On the flip side, so does creating all this important stuff and then sticking it in a folder you never open.
I use Notion. I’m a newbie, but I’ve used Notion enough to love with the way it organizes. You may want something different. Some good solutions to consider are:
- Notion — ideal for full tagging and databases
- Airtable — similar, with more visual options
- Google Sheets — lighter and more spreadsheet-y, but still works well
- Obsidian or Evernote — use tags and backlinks to orient yourself
- Plain Docs + Folders — one doc per sample + a summary table
Ultimately, the key isn’t the tool. It’s the consistency. What you’re building is a corpus and a compass: your raw material (samples) plus the rules (profile + guide). It’ll keep evolving as you write, because your voice and tone may evolve too.
So: How’s It Working Out?
So far, the system has been good. Better than expected. It’s not like a ghost writer, but it can save time when I’m drafting.
For example: this Substack post. ChatGPT generated the first draft in my voice, and I left a lot as-is.
But it wasn’t perfect.
ChatGPT’s introduction was all wrong. It was the kind of confident, “I’m-an-expert" generic mush you’d expect at the top of a how-to article.
That’s not my style. I like to lead with something personal, like an anecdote or a challenge. AI can't deliver those.
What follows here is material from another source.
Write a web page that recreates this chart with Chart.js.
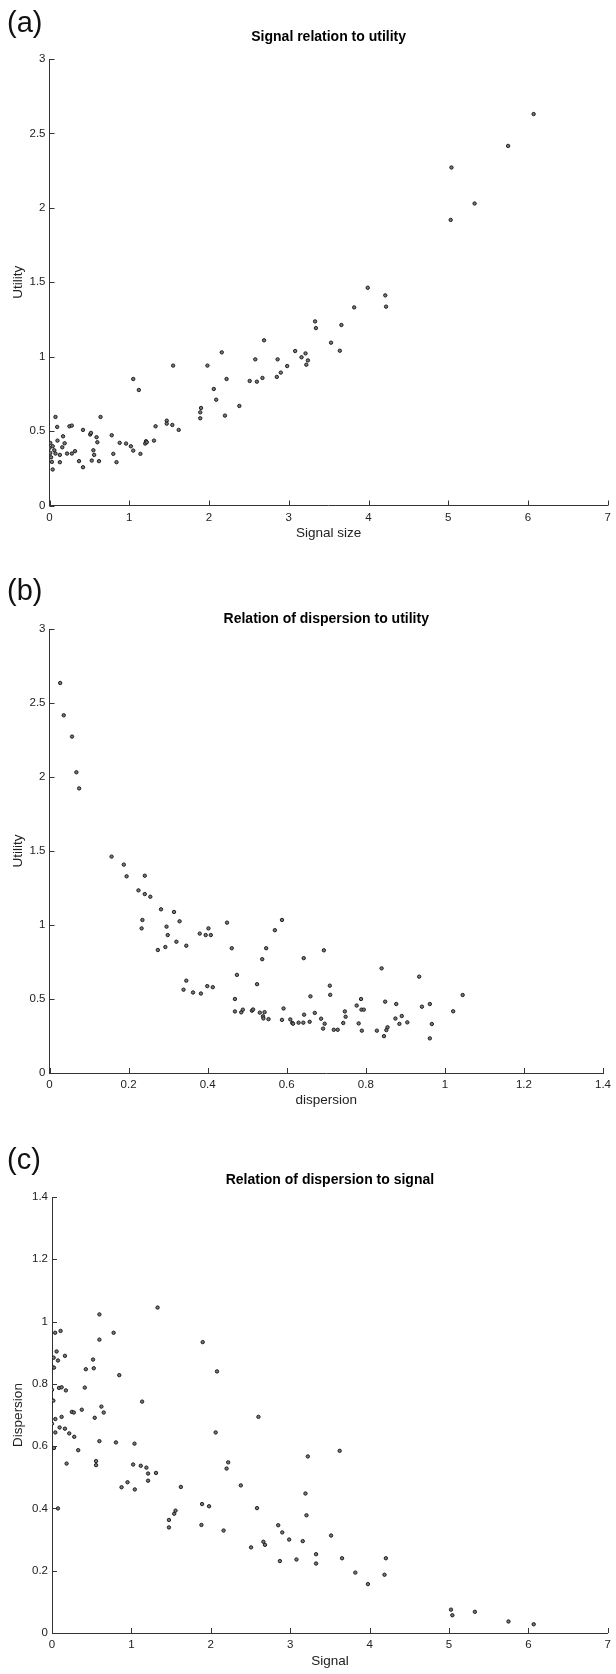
<!DOCTYPE html>
<html>
<head>
<meta charset="utf-8">
<title>Signal, dispersion and utility</title>
<script src="https://cdn.jsdelivr.net/npm/chart.js@4.4.1/dist/chart.umd.min.js"></script>
<style>
  html, body { margin: 0; padding: 0; background: #fff; }
  #page { position: relative; width: 616px; height: 1674px; overflow: hidden;
          font-family: "Liberation Sans", Arial, Helvetica, sans-serif; }
  .panel { position: absolute; left: 0; width: 616px; }
  .panel canvas { display: block; }
  .tag { position: absolute; left: 7px; font-size: 29px; line-height: 29px; color: #111; z-index: 2; }
</style>
</head>
<body>
<div id="page">
  <div class="panel" style="top:0px"><canvas id="chartA" width="616" height="545"></canvas></div>
  <div class="panel" style="top:560px"><canvas id="chartB" width="616" height="553"></canvas></div>
  <div class="panel" style="top:1120px"><canvas id="chartC" width="616" height="554"></canvas></div>
  <div class="tag" style="top:8px">(a)</div>
  <div class="tag" style="top:576px">(b)</div>
  <div class="tag" style="top:1145px">(c)</div>
</div>

<script>
// --- tick labels
const signalTicks = [0, 1, 2, 3, 4, 5, 6, 7];
const utilityTicks = [0, 0.5, 1, 1.5, 2, 2.5, 3];
const dispersionTicks = [0, 0.2, 0.4, 0.6, 0.8, 1, 1.2, 1.4];

// --- (a) signal size vs utility
const signalA = [
  0.075, 0.096, 0.01, 0, 0.01, 0.02, 0.03, 0.04, 0.04, 0.06,
  0.075, 0.10, 0.13, 0.13, 0.16, 0.17, 0.19, 0.22, 0.25, 0.28,
  0.28, 0.32, 0.37, 0.42, 0.42, 0.51, 0.52, 0.53, 0.55, 0.56,
  0.59, 0.60, 0.62, 0.64, 0.78, 0.80, 0.84, 0.88, 0.96, 1.02,
  1.05, 1.05, 1.12, 1.14, 1.20, 1.21, 1.22, 1.31, 1.33, 1.47,
  1.47, 1.54, 1.55, 1.62, 1.89, 1.89, 1.90, 1.98, 2.06, 2.09,
  2.16, 2.20, 2.22, 2.38, 2.51, 2.60, 2.67, 2.58, 2.69, 2.86,
  2.85, 2.90, 2.98, 3.08, 3.16, 3.21, 3.24, 3.22, 3.33, 3.34,
  3.53, 3.64, 3.66, 3.82, 3.99, 4.21, 4.22, 5.03, 5.04, 5.33,
  5.75, 6.07
];
const utilityA = [
  0.595, 0.528, 0.42, 0.387, 0.353, 0.324, 0.293, 0.242, 0.398, 0.371,
  0.349, 0.436, 0.34, 0.291, 0.391, 0.465, 0.418, 0.349, 0.532, 0.537,
  0.349, 0.365, 0.298, 0.508, 0.257, 0.477, 0.488, 0.302, 0.371, 0.34,
  0.459, 0.425, 0.298, 0.595, 0.472, 0.347, 0.291, 0.421, 0.416, 0.398,
  0.85, 0.369, 0.776, 0.347, 0.416, 0.432, 0.425, 0.436, 0.532, 0.57,
  0.55, 0.541, 0.94, 0.508, 0.586, 0.626, 0.655, 0.94, 0.783, 0.711,
  1.029, 0.604, 0.85, 0.669, 0.837, 0.832, 0.857, 0.982, 1.11, 0.982,
  0.864, 0.893, 0.937, 1.038, 0.996, 1.022, 0.975, 0.946, 1.237, 1.192,
  1.094, 1.04, 1.213, 1.331, 1.463, 1.412, 1.336, 1.919, 2.271, 2.029,
  2.416, 2.63
];

// --- (b) dispersion vs utility
const dispersionB = [
  0.027, 0.036, 0.057, 0.068, 0.075, 0.157, 0.188, 0.195, 0.225, 0.241,
  0.241, 0.255, 0.235, 0.233, 0.282, 0.315, 0.329, 0.296, 0.299, 0.274,
  0.293, 0.321, 0.346, 0.380, 0.395, 0.402, 0.408, 0.449, 0.461, 0.474,
  0.469, 0.469, 0.346, 0.339, 0.363, 0.383, 0.399, 0.413, 0.485, 0.489,
  0.512, 0.515, 0.525, 0.532, 0.538, 0.544, 0.540, 0.541, 0.548, 0.554,
  0.570, 0.588, 0.588, 0.592, 0.609, 0.614, 0.616, 0.630, 0.642, 0.643,
  0.644, 0.658, 0.660, 0.671, 0.687, 0.692, 0.696, 0.694, 0.709, 0.710,
  0.719, 0.729, 0.743, 0.747, 0.749, 0.777, 0.782, 0.788, 0.789, 0.795,
  0.790, 0.828, 0.840, 0.846, 0.849, 0.852, 0.855, 0.875, 0.877, 0.885,
  0.891, 0.905, 0.935, 0.942, 0.962, 0.962, 0.967, 1.021, 1.045
];
const utilityB = [
  2.635, 2.417, 2.273, 2.032, 1.923, 1.462, 1.408, 1.329, 1.234, 1.333,
  1.209, 1.191, 1.034, 0.977, 1.106, 1.088, 1.025, 0.989, 0.932, 0.831,
  0.851, 0.887, 0.86, 0.942, 0.932, 0.977, 0.932, 1.016, 0.843, 0.663,
  0.5, 0.416, 0.624, 0.563, 0.544, 0.537, 0.587, 0.58, 0.41, 0.428,
  0.421, 0.429, 0.6, 0.408, 0.769, 0.411, 0.383, 0.369, 0.843, 0.364,
  0.965, 1.034, 0.359, 0.436, 0.362, 0.338, 0.333, 0.34, 0.34, 0.776,
  0.394, 0.346, 0.518, 0.406, 0.367, 0.3, 0.333, 0.829, 0.59, 0.528,
  0.292, 0.292, 0.338, 0.416, 0.38, 0.456, 0.335, 0.5, 0.428, 0.428,
  0.286, 0.286, 0.707, 0.249, 0.482, 0.29, 0.309, 0.368, 0.466, 0.332,
  0.385, 0.342, 0.651, 0.448, 0.466, 0.234, 0.331, 0.417, 0.527
];

// --- (c) signal vs dispersion
const signalC = [
  1.33, 0.597, 0.776, 0.597, 0.04, 0.108, 0.058, 0.021, 0.075, 0.163,
  0, 0.025, 0.517, 0.426, 0.526, 0.847, 1.898, 2.078, 0, 0.088,
  0.121, 0.175, 0.413, 0, 0.017, 1.135, 0.622, 0.651, 0.25, 0.275,
  0.375, 0.538, 0.121, 0.042, 2.6, 0, 0.096, 0.163, 0.042, 0.217,
  0.28, 2.061, 0.597, 0.805, 1.039, 0.025, 0.33, 0.184, 0.555, 0.555,
  1.022, 1.118, 1.189, 1.21, 1.31, 1.21, 0.876, 0.951, 1.043, 1.623,
  2.199, 2.219, 2.378, 0.075, 1.473, 1.473, 1.539, 1.556, 1.89, 1.978,
  1.882, 2.161, 2.582, 2.507, 2.662, 2.683, 2.849, 2.9, 2.987, 2.87,
  3.079, 3.158, 3.222, 3.623, 3.192, 3.205, 3.515, 3.326, 3.326, 3.653,
  4.205, 3.82, 4.188, 3.979, 5.025, 5.042, 5.326, 5.749, 6.067
];
const dispersionC = [
  1.045, 1.023, 0.964, 0.942, 0.964, 0.97, 0.904, 0.884, 0.875, 0.89,
  0.855, 0.852, 0.878, 0.847, 0.85, 0.828, 0.934, 0.84, 0.781, 0.787,
  0.789, 0.779, 0.788, 0.747, 0.746, 0.743, 0.727, 0.708, 0.71, 0.708,
  0.717, 0.691, 0.694, 0.687, 0.694, 0.672, 0.66, 0.656, 0.644, 0.641,
  0.63, 0.644, 0.616, 0.612, 0.608, 0.594, 0.587, 0.544, 0.552, 0.539,
  0.541, 0.537, 0.531, 0.512, 0.514, 0.489, 0.468, 0.484, 0.461, 0.469,
  0.528, 0.548, 0.474, 0.4, 0.363, 0.339, 0.383, 0.393, 0.414, 0.407,
  0.347, 0.329, 0.401, 0.275, 0.293, 0.283, 0.346, 0.323, 0.3, 0.231,
  0.236, 0.295, 0.567, 0.585, 0.448, 0.378, 0.313, 0.253, 0.223, 0.24,
  0.24, 0.194, 0.187, 0.157, 0.075, 0.057, 0.068, 0.037, 0.028
];

const INK = '#222';
const FONT = '"Liberation Sans", Arial, Helvetica, sans-serif';

// small inward tick marks, like the original axes
const inwardTicks = {
  id: 'inwardTicks',
  afterDraw(chart) {
    const { ctx, chartArea: a, scales: { x, y } } = chart;
    ctx.save();
    ctx.strokeStyle = '#333';
    ctx.lineWidth = 1;
    ctx.beginPath();
    x.ticks.forEach(t => {
      const px = Math.round(x.getPixelForValue(t.value)) + 0.5;
      ctx.moveTo(px, a.bottom);
      ctx.lineTo(px, a.bottom - 5);
    });
    y.ticks.forEach(t => {
      const py = Math.round(y.getPixelForValue(t.value)) + 0.5;
      ctx.moveTo(a.left, py);
      ctx.lineTo(a.left + 5, py);
    });
    ctx.stroke();
    ctx.restore();
  }
};

function makeAxis(ticks, title, fit) {
  return {
    type: 'linear',
    min: ticks[0],
    max: ticks[ticks.length - 1],
    afterBuildTicks: s => { s.ticks = ticks.map(v => ({ value: v })); },
    afterFit: fit,
    grid: { display: true, drawOnChartArea: false, drawTicks: false },
    border: { display: true, color: '#333', width: 1 },
    ticks: {
      color: INK,
      font: { family: FONT, size: 11.5 },
      padding: 4,
      maxRotation: 0,
      autoSkip: false,
      callback: v => String(+v.toFixed(2))
    },
    title: { display: true, text: title, color: INK, font: { family: FONT, size: 13.5 } }
  };
}

function makeChart(id, p) {
  const points = p.xs.map((x, i) => ({ x: x, y: p.ys[i] }));
  const xAxis = makeAxis(p.xTicks, p.xTitle, s => { s.height = p.xAxisH; });
  xAxis.ticks.padding = 5;
  xAxis.title.padding = { top: 0, bottom: p.xTitlePad };
  const yAxis = makeAxis(p.yTicks, p.yTitle, s => { s.width = p.yAxisW; });
  yAxis.title.padding = { top: 10.4, bottom: 0 };

  return new Chart(document.getElementById(id), {
    type: 'scatter',
    data: {
      datasets: [{
        data: points,
        pointStyle: 'circle',
        pointRadius: 1.7,
        pointBorderWidth: 0.9,
        borderColor: '#111',
        backgroundColor: '#777'
      }]
    },
    options: {
      responsive: false,
      animation: false,
      devicePixelRatio: 1,
      layout: { padding: { top: 0, left: 0, right: 0, bottom: 0 } },
      plugins: {
        legend: { display: false },
        tooltip: { enabled: false },
        title: {
          display: true,
          text: p.title,
          fullSize: false,
          color: '#000',
          font: { family: FONT, size: 14, weight: 'bold' },
          padding: { top: p.titleTop, bottom: p.titleBottom }
        }
      },
      scales: { x: xAxis, y: yAxis }
    },
    plugins: [inwardTicks]
  });
}

makeChart('chartA', {
  xs: signalA, ys: utilityA,
  xTicks: signalTicks, yTicks: utilityTicks,
  title: 'Signal relation to utility', xTitle: 'Signal size', yTitle: 'Utility',
  titleTop: 28.6, titleBottom: 13.6, xAxisH: 39.5, xTitlePad: 3.9, yAxisW: 49.5
});

makeChart('chartB', {
  xs: dispersionB, ys: utilityB,
  xTicks: dispersionTicks, yTicks: utilityTicks,
  title: 'Relation of dispersion to utility', xTitle: 'dispersion', yTitle: 'Utility',
  titleTop: 50.6, titleBottom: 1.6, xAxisH: 40, xTitlePad: 4.9, yAxisW: 49.5
});

makeChart('chartC', {
  xs: signalC, ys: dispersionC,
  xTicks: signalTicks, yTicks: dispersionTicks,
  title: 'Relation of dispersion to signal', xTitle: 'Signal', yTitle: 'Dispersion',
  titleTop: 51.6, titleBottom: 8.6, xAxisH: 41, xTitlePad: 4.9, yAxisW: 52
});
</script>
</body>
</html>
Just because it understands my style doesn’t mean it’s privy to my substance.
I had it open the draft in a Canvas, and I gave line-by-line feedback. Canvas is great – it's a live space for writing collaboration, and we got the draft much closer. At a certain late stage, I had to move the draft to a Word doc and bring it home myself.
But the head start made a difference. Before, a post like this would have taken me a few days. This cut the time in half.
Importantly, the syetem makes AI a much more effective editor, because it understands my writing DNA: my signature rhetorical “moves,” my cadence, my tone. When I had it look at another post in my queue, it was quick to tell me “the middle is solid, but the opening and closing are bland and don’t sound like your best stuff; here’s what I recommend.” That advice was spot-on.
Give the system a try. I’d love to hear how it works for you.